Now, this particular woman was totally not professional... you should simply have asked, "And you are?..." Your response should have been, "i am sorry, but you are not designated by the bride to have any opinion. This is her wedding and this is how she contracted this portion of it".

Then, you ask to speak to the manager of the place... keep your composure and take care of the matter at that moment. Do not wait hours, days, weeks, and write letters. Take care of the problem immediately.

You simply tell these ego-driven people that you wish to speak to their superiors and will not leave until they come. This saves grief for everyone... plus it provides a learning lesson for the wicked witch that this is unacceptable behavior from any human being and you are a going to give her a loving lesson in how all of us should act.

This will come back to bite you if you get someone in trouble... it always does. Simply pick up the phone and call the manager of the establishment and let him know, in your most professional voice and without the kids screaming in the background, that you had a unfortunate situation with one of his employees. You ask for an appointment with him and his employee to get the matter straightened out so it will not happen again.

That woman may be the only support for her family and maybe she was PMSing that day... I am not on her side, but as professionals, we do not have the right to come down to these people's lack of social graces.

It is time we all quit screaming to get a situation solved.
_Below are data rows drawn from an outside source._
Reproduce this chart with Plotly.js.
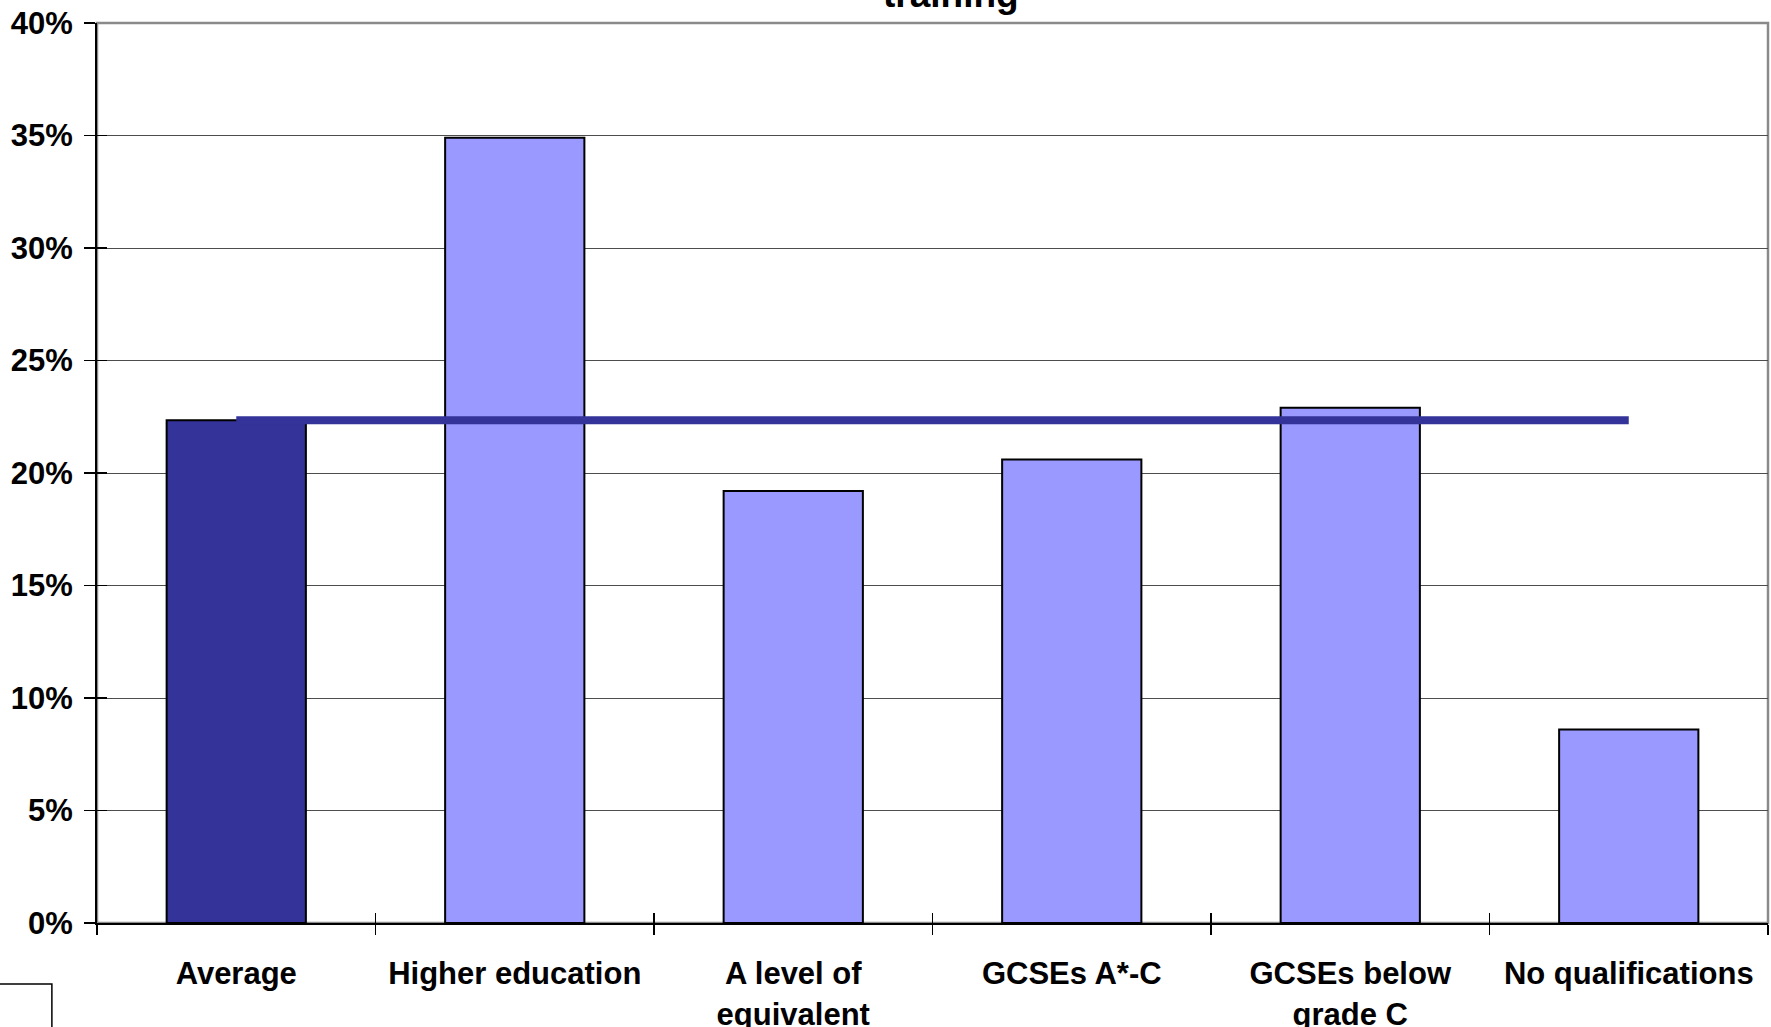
<!DOCTYPE html>
<html>
<head>
<meta charset="utf-8">
<script src="https://cdn.plot.ly/plotly-3.0.1.min.js"></script>
<style>html,body{margin:0;padding:0;background:#fff;}#chart{width:1771px;height:1027px;}</style>
</head>
<body>
<div id="chart"></div>
<script>
var categories = ["Average", "Higher education", "A level of<br>equivalent", "GCSEs A*-C", "GCSEs below<br>grade C", "No qualifications"];
var shareValues = [0.2235, 0.349, 0.192, 0.206, 0.229, 0.086];
var averageLine = [0.2235, 0.2235, 0.2235, 0.2235, 0.2235, 0.2235];
var barColors = ["#333399", "#9999FF", "#9999FF", "#9999FF", "#9999FF", "#9999FF"];
var yTickValues = [0, 0.05, 0.10, 0.15, 0.20, 0.25, 0.30, 0.35, 0.40];
var yTickLabels = ["0%", "5%", "10%", "15%", "20%", "25%", "30%", "35%", "40%"];
var titleText = "training";

var font = {family: "Liberation Sans, Arial, sans-serif", size: 31, color: "#000"};

var traces = [
  {
    type: "bar",
    x: categories,
    y: shareValues,
    marker: {color: barColors, line: {color: "#000", width: 2}},
    hoverinfo: "x+y",
    showlegend: false
  },
  {
    type: "scatter",
    mode: "lines",
    x: categories,
    y: averageLine,
    xaxis: "x2",
    yaxis: "y2",
    line: {color: "#333399", width: 8},
    showlegend: false
  }
];

var layout = {
  width: 1771,
  height: 1027,
  margin: {l: 97, r: 3, t: 23, b: 104, pad: 0},
  paper_bgcolor: "#fff",
  plot_bgcolor: "#fff",
  font: font,
  bargap: 0.5,
  showlegend: false,
  xaxis: {
    type: "category",
    categoryorder: "array",
    categoryarray: categories,
    range: [-0.5, 5.5],
    tickson: "boundaries",
    ticks: "outside",
    ticklen: 10,
    tickwidth: 1.5,
    tickcolor: "#000",
    showline: true,
    linecolor: "#000",
    linewidth: 2,
    showgrid: false,
    zeroline: false,
    tickfont: {family: font.family, size: 31, color: "#000", weight: "bold"},
    ticklabelstandoff: 22,
    fixedrange: true
  },
  yaxis: {
    range: [0, 0.40],
    tickvals: yTickValues,
    ticktext: yTickLabels,
    ticks: "outside",
    ticklen: 11,
    tickwidth: 1.5,
    tickcolor: "#000",
    showline: true,
    linecolor: "#000",
    linewidth: 2,
    showgrid: true,
    gridcolor: "#4d4d4d",
    gridwidth: 1,
    zeroline: false,
    tickfont: {family: font.family, size: 31, color: "#000", weight: "bold"},
    ticklabelstandoff: 5,
    fixedrange: true
  },
  xaxis2: {
    type: "category",
    categoryorder: "array",
    categoryarray: categories,
    range: [-0.5, 5.5],
    overlaying: "x",
    anchor: "y2",
    side: "bottom",
    tickson: "boundaries",
    ticks: "inside",
    ticklen: 10,
    tickwidth: 1.5,
    tickcolor: "#000",
    showticklabels: false,
    showgrid: false,
    showline: false,
    zeroline: false,
    fixedrange: true
  },
  yaxis2: {
    range: [0, 0.40],
    tickvals: yTickValues,
    overlaying: "y",
    anchor: "x2",
    side: "left",
    ticks: "inside",
    ticklen: 10,
    tickwidth: 1.5,
    tickcolor: "#000",
    showticklabels: false,
    showgrid: false,
    showline: false,
    zeroline: false,
    fixedrange: true
  },
  shapes: [
    {type: "rect", xref: "paper", yref: "paper", x0: 0, x1: 1, y0: 0, y1: 1,
     line: {color: "#8a8a8a", width: 2.5}, fillcolor: "rgba(0,0,0,0)", layer: "below"},
    {type: "rect", xref: "paper", yref: "paper", x0: -0.07, x1: -0.027, y0: -0.2, y1: -0.0677,
     line: {color: "#000", width: 1.5}, fillcolor: "#fff"}
  ],
  annotations: [
    {text: "<b>" + titleText + "</b>", xref: "paper", yref: "paper", x: 0.511, y: 1.0065,
     xanchor: "center", yanchor: "bottom", showarrow: false,
     font: {family: font.family, size: 37, color: "#000"}}
  ]
};

Plotly.newPlot("chart", traces, layout, {displayModeBar: false, staticPlot: true});
</script>
</body>
</html>
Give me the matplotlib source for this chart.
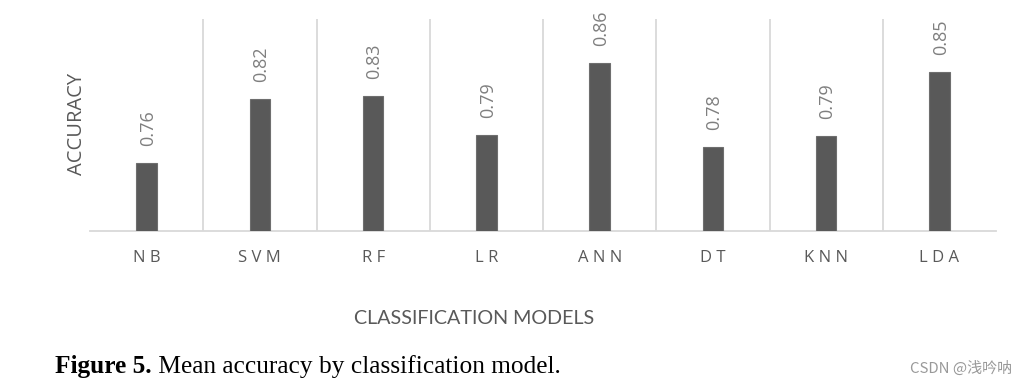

A generation ago we would not have had this problem... it is time to return to civility.

I can tell you, without a doubt, that I have never run into a person who acted like that for very long, because I look down my nose at them and ask them their qualifications for trying to attack me in such a horrible manner. If you state you can see they are having a "horrible day", they will back off of whatever they are trying to do to you.

Be the better person. Go into the place and meet with them eye-to-eye. You will always get the upper hand, and you will establish yourself as a true professional... not a raving lunatic.

Sorry, I think all of you are wrong for wanting to write letters. Confront the problem head-on and quit hiding behind the pen.

Muse Posted 9 Jul 2008 , 3:55pm
post #88 of 101

Oh, and the phrase "Who are you and what do you do here?" leaves many sputtering. It works nicely.

Darci

Muse Posted 9 Jul 2008 , 4:34pm
post #89 of 101
Quote:
Originally Posted by lutie

That woman may be the only support for her family and maybe she was PMSing that day... I am not on her side, but as professionals, we do not have the right to come down to these people's lack of social graces.

It is time we all quit screaming to get a situation solved. A generation ago we would not have had this problem... it is time to return to civility.

I can tell you, without a doubt, that I have never run into a person who acted like that for very long, because I look down my nose at them and ask them their qualifications for trying to attack me in such a horrible manner. If you state you can see they are having a "horrible day", they will back off of whatever they are trying to do to you.

Be the better person. Go into the place and meet with them eye-to-eye. You will always get the upper hand, and you will establish yourself as a true professional... not a raving lunatic.

Sorry, I think all of you are wrong for wanting to write letters. Confront the problem head-on and quit hiding behind the pen.




I'm sorry, but I hardly think writing a letter regarding a rude employee makes someone a raving lunatic. Now if that letter involves demanding this person be fired or some other such irrational statement, then perhaps 'raving lunatic' is appropriate.

Personally I would take someone coming to complain face to face as a much more aggresive action, almost to the point of wanting a confrontation. A letter still gets the point across and no feels threatened. As long as the letter is professionally worded and not overly dramatic, I think it is a proportional response.

Darci

ccr03 Posted 9 Jul 2008 , 4:48pm
post #90 of 101

I haven't read everything, but I would have to agree with the letter. It's not hiding behind anything, but WRITTEN PROOF that something was done. With this WRITTEN document they can not say they never talked to you or anything like that.

I used to work in customer service at a retail store and when someone would complain we would tell them to fill out the complaint card because

1. I was just CS - not the manager, I had not higher authority to do something,

2. if it was a legitimate complaint the managers had written proof they could reference

3. letters are taken more seriously than a phone call.